You might then want to fine-tune by moving one or more notes into another voice, or
you might want to add notes to a certain voice. See
“Adding and editing notes” on
page 756 for details.
Overlapping notes
Throughout this chapter you encounter the term “overlapping notes”. Two notes are
considered overlapping when they are on the same staff and:
• They start at the same position, but have different note values (for example whole
note and a quarter note both at the beginning of a bar), or…
Notes starting at the same position, without and with polyphonic voices.
• One note starts before another has ended. For example a half note at the
beginning of a bar and an eighth note at the second beat.

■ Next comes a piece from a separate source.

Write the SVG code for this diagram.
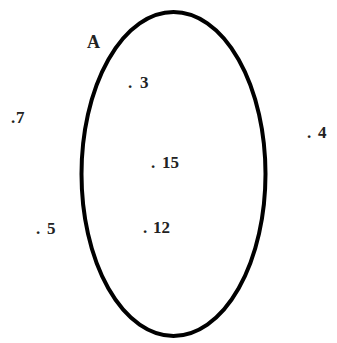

A note that starts before another has ended, without and with polyphonic voices.
Voices and MIDI channels
Internally the program organizes the notes into voices by changing their MIDI channel
values. Normally you set it up so that notes with MIDI channel 3 belong to voice 3 etc.
Most of the time the link between MIDI channels and voices is totally transparent to
you as a user. Sometimes you can take advantage of this relationship, as described
later in this chapter.
There are also a few important things to note:
Ö When you make a note part of a voice, you are in fact changing its MIDI channel value.
However, when you change the voice’s MIDI channel values in the setup dialog, this
does not affect the notes’ MIDI channel setting. This can lead to serious confusion,
since the relationship between the notes and the voices is affected. It might even
make notes disappear (the program warns if this happens). In other words, do not
change the MIDI channels on the Polyphonic tab of the Staff page in the Score
Settings dialog after you have put your notes into voices, unless you are absolutely
sure of what you are doing.
Ö When you open a part that contains notes on different MIDI channels, these notes are
in fact already assigned to voices (since notes are assigned to voices using their MIDI
channel setting). While this fact can be put to good use, it can also create confusion,
and even disappearing notes, as described above.
!
Each voice is polyphonic. In other words, one voice can contain chords.